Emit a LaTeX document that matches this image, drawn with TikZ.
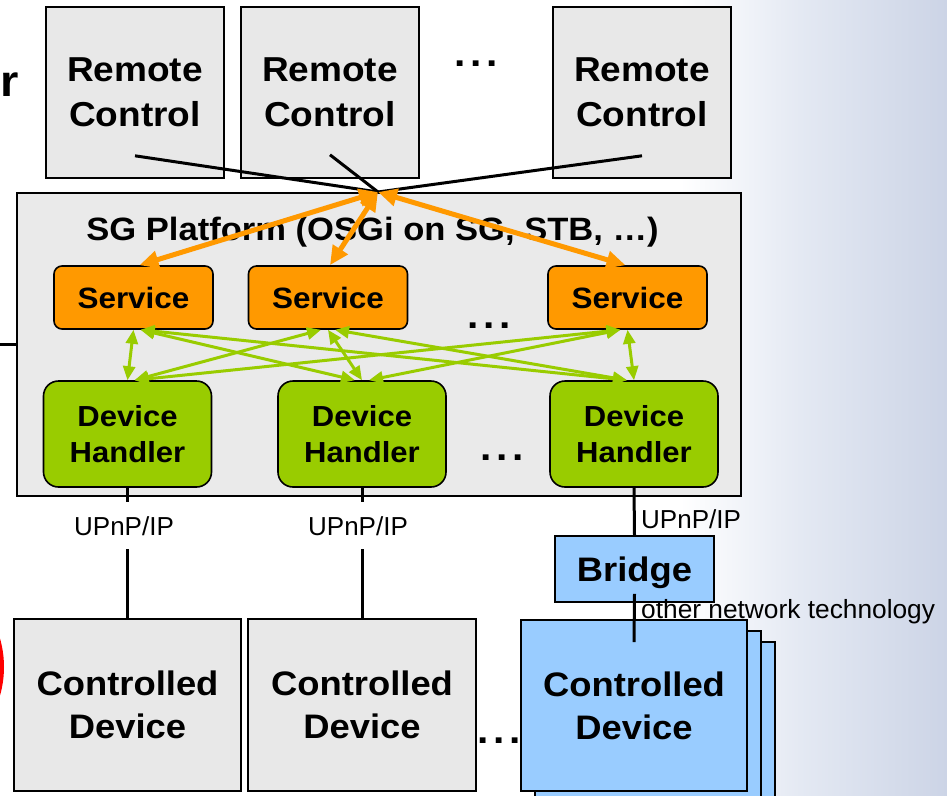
\documentclass[tikz,border=0pt]{standalone}
\usepackage{fontspec}
\setmainfont{Liberation Sans}[BoldFeatures={FakeStretch=1.07}]
\usetikzlibrary{arrows.meta,calc}

\definecolor{boxgray}{RGB}{232,232,232}
\definecolor{platgray}{RGB}{234,234,234}
\definecolor{svcorange}{RGB}{255,153,0}
\definecolor{dhgreen}{RGB}{153,204,0}
\definecolor{devblue}{RGB}{153,204,255}
\definecolor{bgmid}{RGB}{228,233,243}
\definecolor{bgblue}{RGB}{204,212,230}

\newcommand\fsz[2]{\fontsize{#1}{#2}\selectfont}
\newcommand\gapdots{.\kern5pt.\kern5pt.}

\tikzset{
  boxline/.style={draw=black, line width=1.6pt, inner sep=0pt, align=center},
  rcbox/.style={boxline, fill=boxgray, minimum width=178pt, minimum height=171pt,
                font=\bfseries\fsz{34.6}{45}},
  platbox/.style={boxline, fill=platgray, minimum width=724pt, minimum height=303pt},
  svcbox/.style={boxline, fill=svcorange, rounded corners=8pt, minimum width=159pt,
                 minimum height=63pt, font=\bfseries\fsz{29.4}{34}},
  dhbox/.style={boxline, fill=dhgreen, rounded corners=15pt, minimum width=168pt,
                minimum height=106pt, font=\bfseries\fsz{29}{36}},
  cdbox/.style={boxline, fill=boxgray, minimum width=227pt, minimum height=172pt,
                font=\bfseries\fsz{34}{43}},
  bluebox/.style={boxline, fill=devblue, minimum width=226pt, minimum height=171pt,
                  font=\bfseries\fsz{34}{43}},
  bridgebox/.style={boxline, fill=devblue, minimum width=159pt, minimum height=66pt,
                    font=\bfseries\fsz{34}{40}, text depth=0pt},
  dotrow/.style={anchor=base, inner sep=0pt, font=\bfseries\fsz{38}{40}},
  proto/.style={font=\fsz{26}{30}, inner xsep=2pt, inner ysep=14pt,
                text height=19pt, text depth=0pt},
  wire/.style={draw=black, line width=3pt},
  oarrow/.style={draw=svcorange, line width=5pt,
                 {Triangle[length=19pt,width=17pt]}-{Triangle[length=19pt,width=17pt]}},
  garrow/.style={draw=dhgreen, line width=3pt,
                 {Triangle[length=14pt,width=12pt]}-{Triangle[length=14pt,width=12pt]}}
}

\begin{document}
\begin{tikzpicture}[x=1pt,y=-1pt]
\useasboundingbox (0,0) rectangle (947,795);

% backdrop: white fading into a pale steel blue on the right
\fill[white] (0,0) rectangle (947,795);
\shade[left color=white, right color=bgmid] (680,0) rectangle (800,795);
\shade[left color=bgmid, right color=bgblue] (799.5,0) rectangle (947,795);

% partial items at the left edge
\node[anchor=base west, inner sep=0pt, font=\bfseries\fsz{44}{48}] (cut) at (0,96) {r};
\draw[red, line width=6pt] (-99.5,667) circle[radius=100.5pt];

% remote controls
\node[rcbox] (rc1) at (135,92.5) {Remote\\Control};
\node[rcbox] (rc2) at (330,92.5) {Remote\\Control};
\node[rcbox] (rc3) at (642,92.5) {Remote\\Control};
\node[dotrow] (dtop) at (476,66) {\gapdots};

% platform
\coordinate (lft) at (0,344.5);
\draw[wire] (lft) -- (379,344.5);
\node[platbox] (sg) at (379,344.5) {};
\node[anchor=base, inner sep=0pt, font=\bfseries\fsz{32.3}{36}] (sgtitle) at (372.5,240)
  {SG Platform (OSGi on SG, STB, …)};

% services
\node[svcbox] (s1) at (133.5,297.5) {Service};
\node[svcbox] (s2) at (328,297.5) {Service};
\node[svcbox] (s3) at (627.5,297.5) {Service};
\node[dotrow] (dsvc) at (489,328) {\gapdots};

% device handlers
\node[dhbox] (h1) at (127.5,434) {Device\\Handler};
\node[dhbox] (h2) at (362,434) {Device\\Handler};
\node[dhbox] (h3) at (634,434) {Device\\Handler};
\node[dotrow] (dhnd) at (502,460) {\gapdots};

% remote controls meet at one hub on the platform edge
\coordinate (hub) at (378,192);
\draw[wire] ([yshift=23pt]rc1.south) -- (hub);
\draw[wire] ([yshift=24pt]rc2.south) -- (hub);
\draw[wire] ([yshift=23pt]rc3.south) -- (hub);

% hub <-> services
\draw[oarrow] (hub) -- ([xshift=6pt]s1.north);
\draw[oarrow] (hub) -- ([xshift=2pt]s2.north);
\draw[oarrow] (hub) -- ([xshift=-2pt]s3.north);

% every service <-> every device handler
\foreach \i in {1,2,3}{
  \foreach \j in {1,2,3}{
    \pgfmathsetmacro\sgn{(\j>\i) - (\j<\i)}
    \draw[garrow] ([xshift=7*\sgn pt]s\i.south) -- ([xshift=-7*\sgn pt]h\j.north);
  }
}

% network links
\node[proto, anchor=base] (up1) at (124,535) {UPnP/IP};
\node[proto, anchor=base] (up2) at (358,535) {UPnP/IP};
\node[dotrow] (ddev) at (499,743) {\gapdots};

\node[cdbox] (cd1) at (127.5,705) {Controlled\\Device};
\node[cdbox, minimum width=228pt] (cd2) at (362,705) {Controlled\\Device};
\draw[wire] (h1.south) -- (h1.south |- up1.north);
\draw[wire] (h1.south |- up1.south) -- (cd1.north);
\draw[wire] (h2.south) -- (h2.south |- up2.north);
\draw[wire] (h2.south |- up2.south) -- (cd2.north);

% bridged devices, stacked
\node[bluebox] (cd3c) at (662,727.5) {};
\node[bluebox] (cd3b) at (648,716.5) {};
\node[bluebox] (cd3) at (634,705.5) {Controlled\\Device};
\node[bridgebox] (bridge) at (634.5,569) {Bridge};
\draw[wire] (h3.south) -- (bridge.north);
\draw[wire] ([yshift=9pt]bridge.south) -- ([yshift=-23pt]cd3.north);
\node[anchor=base west, inner sep=0pt, font=\fsz{26}{30}] (up3) at (641,528) {UPnP/IP};
\node[anchor=base west, inner sep=0pt, font=\fsz{26.3}{30}] (ont) at (641,618) {other network technology};
\end{tikzpicture}
\end{document}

________________

**Objective:** Without the pictures, output the full listing exactly as it stands.

**Expected output:**
Emit a LaTeX document that matches this image, drawn with TikZ.
\documentclass[tikz,border=0pt]{standalone}
\usepackage{fontspec}
\setmainfont{Liberation Sans}[BoldFeatures={FakeStretch=1.07}]
\usetikzlibrary{arrows.meta,calc}

\definecolor{boxgray}{RGB}{232,232,232}
\definecolor{platgray}{RGB}{234,234,234}
\definecolor{svcorange}{RGB}{255,153,0}
\definecolor{dhgreen}{RGB}{153,204,0}
\definecolor{devblue}{RGB}{153,204,255}
\definecolor{bgmid}{RGB}{228,233,243}
\definecolor{bgblue}{RGB}{204,212,230}

\newcommand\fsz[2]{\fontsize{#1}{#2}\selectfont}
\newcommand\gapdots{.\kern5pt.\kern5pt.}

\tikzset{
  boxline/.style={draw=black, line width=1.6pt, inner sep=0pt, align=center},
  rcbox/.style={boxline, fill=boxgray, minimum width=178pt, minimum height=171pt,
                font=\bfseries\fsz{34.6}{45}},
  platbox/.style={boxline, fill=platgray, minimum width=724pt, minimum height=303pt},
  svcbox/.style={boxline, fill=svcorange, rounded corners=8pt, minimum width=159pt,
                 minimum height=63pt, font=\bfseries\fsz{29.4}{34}},
  dhbox/.style={boxline, fill=dhgreen, rounded corners=15pt, minimum width=168pt,
                minimum height=106pt, font=\bfseries\fsz{29}{36}},
  cdbox/.style={boxline, fill=boxgray, minimum width=227pt, minimum height=172pt,
                font=\bfseries\fsz{34}{43}},
  bluebox/.style={boxline, fill=devblue, minimum width=226pt, minimum height=171pt,
                  font=\bfseries\fsz{34}{43}},
  bridgebox/.style={boxline, fill=devblue, minimum width=159pt, minimum height=66pt,
                    font=\bfseries\fsz{34}{40}, text depth=0pt},
  dotrow/.style={anchor=base, inner sep=0pt, font=\bfseries\fsz{38}{40}},
  proto/.style={font=\fsz{26}{30}, inner xsep=2pt, inner ysep=14pt,
                text height=19pt, text depth=0pt},
  wire/.style={draw=black, line width=3pt},
  oarrow/.style={draw=svcorange, line width=5pt,
                 {Triangle[length=19pt,width=17pt]}-{Triangle[length=19pt,width=17pt]}},
  garrow/.style={draw=dhgreen, line width=3pt,
                 {Triangle[length=14pt,width=12pt]}-{Triangle[length=14pt,width=12pt]}}
}

\begin{document}
\begin{tikzpicture}[x=1pt,y=-1pt]
\useasboundingbox (0,0) rectangle (947,795);

% backdrop: white fading into a pale steel blue on the right
\fill[white] (0,0) rectangle (947,795);
\shade[left color=white, right color=bgmid] (680,0) rectangle (800,795);
\shade[left color=bgmid, right color=bgblue] (799.5,0) rectangle (947,795);

% partial items at the left edge
\node[anchor=base west, inner sep=0pt, font=\bfseries\fsz{44}{48}] (cut) at (0,96) {r};
\draw[red, line width=6pt] (-99.5,667) circle[radius=100.5pt];

% remote controls
\node[rcbox] (rc1) at (135,92.5) {Remote\\Control};
\node[rcbox] (rc2) at (330,92.5) {Remote\\Control};
\node[rcbox] (rc3) at (642,92.5) {Remote\\Control};
\node[dotrow] (dtop) at (476,66) {\gapdots};

% platform
\coordinate (lft) at (0,344.5);
\draw[wire] (lft) -- (379,344.5);
\node[platbox] (sg) at (379,344.5) {};
\node[anchor=base, inner sep=0pt, font=\bfseries\fsz{32.3}{36}] (sgtitle) at (372.5,240)
  {SG Platform (OSGi on SG, STB, …)};

% services
\node[svcbox] (s1) at (133.5,297.5) {Service};
\node[svcbox] (s2) at (328,297.5) {Service};
\node[svcbox] (s3) at (627.5,297.5) {Service};
\node[dotrow] (dsvc) at (489,328) {\gapdots};

% device handlers
\node[dhbox] (h1) at (127.5,434) {Device\\Handler};
\node[dhbox] (h2) at (362,434) {Device\\Handler};
\node[dhbox] (h3) at (634,434) {Device\\Handler};
\node[dotrow] (dhnd) at (502,460) {\gapdots};

% remote controls meet at one hub on the platform edge
\coordinate (hub) at (378,192);
\draw[wire] ([yshift=23pt]rc1.south) -- (hub);
\draw[wire] ([yshift=24pt]rc2.south) -- (hub);
\draw[wire] ([yshift=23pt]rc3.south) -- (hub);

% hub <-> services
\draw[oarrow] (hub) -- ([xshift=6pt]s1.north);
\draw[oarrow] (hub) -- ([xshift=2pt]s2.north);
\draw[oarrow] (hub) -- ([xshift=-2pt]s3.north);

% every service <-> every device handler
\foreach \i in {1,2,3}{
  \foreach \j in {1,2,3}{
    \pgfmathsetmacro\sgn{(\j>\i) - (\j<\i)}
    \draw[garrow] ([xshift=7*\sgn pt]s\i.south) -- ([xshift=-7*\sgn pt]h\j.north);
  }
}

% network links
\node[proto, anchor=base] (up1) at (124,535) {UPnP/IP};
\node[proto, anchor=base] (up2) at (358,535) {UPnP/IP};
\node[dotrow] (ddev) at (499,743) {\gapdots};

\node[cdbox] (cd1) at (127.5,705) {Controlled\\Device};
\node[cdbox, minimum width=228pt] (cd2) at (362,705) {Controlled\\Device};
\draw[wire] (h1.south) -- (h1.south |- up1.north);
\draw[wire] (h1.south |- up1.south) -- (cd1.north);
\draw[wire] (h2.south) -- (h2.south |- up2.north);
\draw[wire] (h2.south |- up2.south) -- (cd2.north);

% bridged devices, stacked
\node[bluebox] (cd3c) at (662,727.5) {};
\node[bluebox] (cd3b) at (648,716.5) {};
\node[bluebox] (cd3) at (634,705.5) {Controlled\\Device};
\node[bridgebox] (bridge) at (634.5,569) {Bridge};
\draw[wire] (h3.south) -- (bridge.north);
\draw[wire] ([yshift=9pt]bridge.south) -- ([yshift=-23pt]cd3.north);
\node[anchor=base west, inner sep=0pt, font=\fsz{26}{30}] (up3) at (641,528) {UPnP/IP};
\node[anchor=base west, inner sep=0pt, font=\fsz{26.3}{30}] (ont) at (641,618) {other network technology};
\end{tikzpicture}
\end{document}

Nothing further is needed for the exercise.